Israel Strikes Premier's Office in Gaza

Times Staff Writer

An Israeli helicopter fired a missile early today into the office of Palestinian Authority Prime Minister Ismail Haniyeh, intensifying pressure on the Hamas government in efforts to free an Israeli soldier held captive by militants claiming loyalty to the Islamist group.

Haniyeh was not in the four-story building at the time of the attack, which took place shortly before 2 a.m. Since Israel's incursion into the Gaza Strip last week, he has stayed largely out of sight, working primarily from his residence in a Gaza City refugee camp, where he lives with his wife and 11 children.

The Israeli strike was almost certainly not intended to kill Haniyeh, but appeared instead to be an explicit warning -- and a powerful symbolic show of displeasure over the continued captivity of the soldier, Cpl. Gilad Shalit.

The Israeli military confirmed that it had carried out the attack. Israel says it holds Haniyeh's government responsible for Shalit's abduction and weeklong captivity, even though the prime minister and other senior officials have disavowed any advance knowledge of the raid in which the soldier was captured.

Three militant groups, including one affiliated with Hamas' military wing, have claimed responsibility for the assault.

The roar of low-flying Israeli helicopter gunships filled the air before today's precision strike sent flames leaping into the sky over the darkened city.
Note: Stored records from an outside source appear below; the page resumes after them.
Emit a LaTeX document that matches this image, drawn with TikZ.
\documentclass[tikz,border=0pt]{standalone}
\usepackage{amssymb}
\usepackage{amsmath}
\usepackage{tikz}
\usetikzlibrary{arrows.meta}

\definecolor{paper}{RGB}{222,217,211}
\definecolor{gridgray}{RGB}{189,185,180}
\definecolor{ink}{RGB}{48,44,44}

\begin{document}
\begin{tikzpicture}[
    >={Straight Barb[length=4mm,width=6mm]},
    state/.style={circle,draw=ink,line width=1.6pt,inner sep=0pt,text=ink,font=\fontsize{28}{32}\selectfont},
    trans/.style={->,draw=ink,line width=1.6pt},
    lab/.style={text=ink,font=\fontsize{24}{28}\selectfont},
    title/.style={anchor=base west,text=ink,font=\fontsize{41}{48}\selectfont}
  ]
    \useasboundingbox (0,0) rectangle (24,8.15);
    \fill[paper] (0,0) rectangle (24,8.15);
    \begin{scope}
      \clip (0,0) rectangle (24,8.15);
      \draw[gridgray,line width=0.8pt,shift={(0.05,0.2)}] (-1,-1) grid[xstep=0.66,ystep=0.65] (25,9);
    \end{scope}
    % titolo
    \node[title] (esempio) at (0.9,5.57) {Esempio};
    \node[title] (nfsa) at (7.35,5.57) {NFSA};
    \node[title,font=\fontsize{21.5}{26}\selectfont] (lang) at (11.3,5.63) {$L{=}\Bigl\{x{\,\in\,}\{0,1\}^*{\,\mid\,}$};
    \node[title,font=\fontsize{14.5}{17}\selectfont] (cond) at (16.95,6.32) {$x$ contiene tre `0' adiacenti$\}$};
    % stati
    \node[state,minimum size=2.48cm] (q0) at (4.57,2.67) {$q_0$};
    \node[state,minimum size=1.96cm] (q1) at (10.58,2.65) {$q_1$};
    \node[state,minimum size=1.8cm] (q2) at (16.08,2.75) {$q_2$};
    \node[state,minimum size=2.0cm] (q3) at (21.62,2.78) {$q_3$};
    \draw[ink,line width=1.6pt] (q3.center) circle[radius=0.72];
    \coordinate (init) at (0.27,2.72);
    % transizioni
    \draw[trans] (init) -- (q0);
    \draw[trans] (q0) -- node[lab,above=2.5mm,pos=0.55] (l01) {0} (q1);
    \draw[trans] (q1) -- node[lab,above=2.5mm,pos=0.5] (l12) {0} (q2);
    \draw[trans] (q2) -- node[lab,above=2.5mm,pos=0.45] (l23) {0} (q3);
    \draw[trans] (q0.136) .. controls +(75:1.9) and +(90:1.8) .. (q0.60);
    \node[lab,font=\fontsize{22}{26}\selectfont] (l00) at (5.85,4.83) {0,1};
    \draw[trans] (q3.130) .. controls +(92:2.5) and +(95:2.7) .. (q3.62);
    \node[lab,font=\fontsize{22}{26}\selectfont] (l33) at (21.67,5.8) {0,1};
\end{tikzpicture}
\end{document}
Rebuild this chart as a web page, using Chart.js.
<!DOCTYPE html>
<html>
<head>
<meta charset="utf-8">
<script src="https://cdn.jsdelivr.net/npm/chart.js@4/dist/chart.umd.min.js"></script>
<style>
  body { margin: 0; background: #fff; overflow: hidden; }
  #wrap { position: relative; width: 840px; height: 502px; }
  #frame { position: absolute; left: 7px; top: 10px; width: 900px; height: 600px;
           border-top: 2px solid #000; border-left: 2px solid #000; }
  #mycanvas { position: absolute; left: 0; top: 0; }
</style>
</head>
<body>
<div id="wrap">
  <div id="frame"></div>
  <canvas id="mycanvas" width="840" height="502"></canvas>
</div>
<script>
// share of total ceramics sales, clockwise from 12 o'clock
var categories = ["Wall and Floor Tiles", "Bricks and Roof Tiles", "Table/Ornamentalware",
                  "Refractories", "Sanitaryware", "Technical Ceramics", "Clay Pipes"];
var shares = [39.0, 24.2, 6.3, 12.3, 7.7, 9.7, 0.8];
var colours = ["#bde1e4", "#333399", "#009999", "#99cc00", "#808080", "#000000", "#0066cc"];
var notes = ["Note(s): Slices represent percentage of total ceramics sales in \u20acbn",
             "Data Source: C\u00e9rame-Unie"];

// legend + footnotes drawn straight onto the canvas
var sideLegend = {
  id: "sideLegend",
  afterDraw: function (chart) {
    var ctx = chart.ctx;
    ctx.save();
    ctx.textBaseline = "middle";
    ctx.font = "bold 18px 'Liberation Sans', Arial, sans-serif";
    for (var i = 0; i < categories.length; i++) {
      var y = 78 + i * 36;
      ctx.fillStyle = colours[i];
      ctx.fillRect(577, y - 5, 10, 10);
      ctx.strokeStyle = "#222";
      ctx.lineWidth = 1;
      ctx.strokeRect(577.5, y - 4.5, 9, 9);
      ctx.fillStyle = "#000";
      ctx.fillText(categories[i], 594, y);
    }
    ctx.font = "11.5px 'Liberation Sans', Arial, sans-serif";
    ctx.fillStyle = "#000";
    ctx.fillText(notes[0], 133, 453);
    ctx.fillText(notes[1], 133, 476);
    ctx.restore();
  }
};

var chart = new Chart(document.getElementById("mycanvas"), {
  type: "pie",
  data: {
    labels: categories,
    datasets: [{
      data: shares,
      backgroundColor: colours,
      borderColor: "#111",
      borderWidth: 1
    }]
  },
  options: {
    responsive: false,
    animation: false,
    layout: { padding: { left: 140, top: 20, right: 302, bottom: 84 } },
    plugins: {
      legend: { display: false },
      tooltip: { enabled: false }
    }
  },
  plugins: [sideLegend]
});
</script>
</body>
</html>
Haniyeh's office, in a compound in central Gaza City, is not far from the residence of Palestinian Authority President Mahmoud Abbas.

Three security guards were reported injured in the strike, which brought ambulances and Palestinian security forces racing to the scene.

A short time later, Israeli missiles hit a training camp in the Jabaliya refugee camp belonging to a controversial Hamas-run police force. A man believed to be a member of the unit was reported killed.

Haniyeh, like nearly all senior figures in Hamas, was the target of several assassination attempts before the militant group won Palestinian parliamentary elections in January and assumed control of the government two months later. Haniyeh was a personal aide to Sheik Ahmed Yassin, Hamas' spiritual leader, who was killed in an Israeli missile strike in March 2004.

Hours before the Israeli attacks, Abbas said the standoff over the captured soldier was at a "critical, sensitive" stage. He expressed hope that Shalit could be freed through mediation efforts.

A deputy minister in the Hamas government, Ziad abu Ain, said he had been told by an intermediary that the soldier had received treatment for wounds suffered in the June 25 raid and was in stable condition.